Quoting an unidentified Triad member, the magazine said the establishment of the Heng Son Sports Club with Chau aka The Crow as chairman will make him responsible for bringing together the scattered members of the 14K for new work.

Other top club officials included industrialist Ma Man-kei's sons Ma Yau-shun and Ma Yau-man.

Ma Yau-shun is the eighth child in his family and is reportedly known as the Eighth Prince. He is a shareholder in the Casino Lisboa's Fu Sing VIP Room.

The ostentatious Lisboa Hotel, is the flagship of Macau gambling czar Stanley Ho who has extensive business dealings in Vancouver and Toronto. His daughters had applied for casino licences in B.C. under the NDP government.

Stanley Ho, the Asian casino king, is listed in a variety of intelligence reports in Canada and the U.S. as having strong Triad connections. Australia has banned him from operating casinos. His office has vehemently denied any criminal links.

Eastweek reported that although he holds no government post, Ma Yau-shun is responsible for major United Front tasks. He's very familiar with key government figures and gang members in China, Hong Kong, Taiwan and Japan and is frequently used to mediate disputes.

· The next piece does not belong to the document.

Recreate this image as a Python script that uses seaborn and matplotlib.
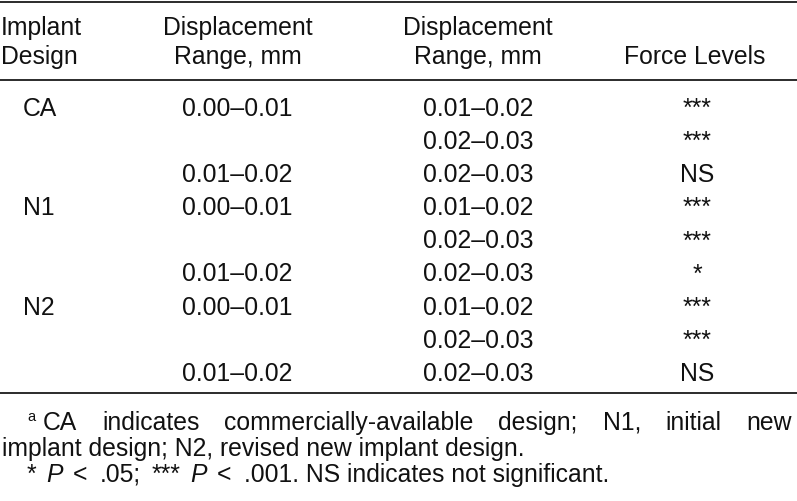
import matplotlib
matplotlib.use("Agg")
import matplotlib.pyplot as plt
import seaborn as sns

# ---- table contents ----
header_line1 = ["Implant", "Displacement", "Displacement", ""]
header_line2 = ["Design", "Range, mm", "Range, mm", "Force Levels"]

designs = ["CA", "", "", "N1", "", "", "N2", "", ""]
range_from = ["0.00–0.01", "", "0.01–0.02",
              "0.00–0.01", "", "0.01–0.02",
              "0.00–0.01", "", "0.01–0.02"]
range_to = ["0.01–0.02", "0.02–0.03", "0.02–0.03",
            "0.01–0.02", "0.02–0.03", "0.02–0.03",
            "0.01–0.02", "0.02–0.03", "0.02–0.03"]
force_levels = ["***", "***", "NS", "***", "***", "*", "***", "***", "NS"]

note_a_words = ["CA", "indicates", "commercially-available", "design;",
                "N1,", "initial", "new"]
note_a_line2 = "implant design; N2, revised new implant design."
# (text, style, gap after in px)
note_p_runs = [("*", "normal", 10), ("P", "italic", 10), ("<", "normal", 12),
               (".05;", "normal", 11), ("***", "normal", 10), ("P", "italic", 10),
               ("<", "normal", 12), (".001. NS indicates not significant.", "normal", 0)]

# ---- style ----
sns.set_theme(style="white")
plt.rcParams["font.family"] = ["Liberation Sans", "DejaVu Sans"]
FS = 17.8
INK = "#111111"

W, H = 797, 502
fig = plt.figure(figsize=(W / 100, H / 100), dpi=100)
ax = fig.add_axes([0, 0, 1, 1])
ax.set_xlim(0, W)
ax.set_ylim(H, 0)
ax.axis("off")

# rules
ax.hlines([2.5, 80.5, 394], 0, W, color="#1a1a1a", lw=1.3)

# header
col_x = [1, 238, 478, 695]
col_ha = ["left", "center", "center", "center"]
for x, ha, t1, t2 in zip(col_x, col_ha, header_line1, header_line2):
    ax.text(x, 35, t1, ha=ha, va="baseline", fontsize=FS, color=INK)
    ax.text(x, 64, t2, ha=ha, va="baseline", fontsize=FS, color=INK)

# body
row0, step = 116, 33.1
data_x = [23, 237, 478, 697]
for i, row in enumerate(zip(designs, range_from, range_to, force_levels)):
    y = row0 + i * step
    for x, ha, txt in zip(data_x, col_ha, row):
        if txt:
            ax.text(x, y, txt, ha=ha, va="baseline", fontsize=FS, color=INK)

# footnotes
fig.canvas.draw()
renderer = fig.canvas.get_renderer()


def width_of(t):
    return t.get_window_extent(renderer=renderer).width


ax.text(27, 421, "a", ha="left", va="baseline", fontsize=10.5, color=INK)

# first note line is justified between x0 and x1
x0, x1, yb = 43, 792, 430
words = [ax.text(0, yb, w, ha="left", va="baseline", fontsize=FS, color=INK)
         for w in note_a_words]
widths = [width_of(t) for t in words]
gap = (x1 - x0 - sum(widths)) / (len(words) - 1)
x = x0
for t, w in zip(words, widths):
    t.set_x(x)
    x += w + gap

ax.text(2, 456, note_a_line2, ha="left", va="baseline", fontsize=FS, color=INK)

x = 27
for txt, style, after in note_p_runs:
    t = ax.text(x, 482, txt, ha="left", va="baseline", fontsize=FS,
                style=style, color=INK)
    x += width_of(t) + after

fig.savefig("out.png", dpi=100)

He's got extensive links with all walks of society and he never says no to friends who want to borrow money. But he keeps a low profile and seldom attends public occasions. This time, he stayed for the whole event, said Eastweek's Triad man adding That's really rare.

Aside from the Ma brothers, others in attendance included Broken Tooth's Triad big brother Blackie Hwa who is the director general of the newly-minted Heng Son Sports Club and boss of the Casino Lisboa, Four Seas gang boss Chia Jun-nien and a high-ranking member of the Bamboo Union - one of Taiwan's most powerful organized crime syndicates.

A number of high level representatives of gang lords in Hong Kong with affiliates in Vancouver and Toronto also attended the banquet.

It is only a question of time before we see how the events in Macau will play out locally, said a Vancouver-based Asian organized crime expert.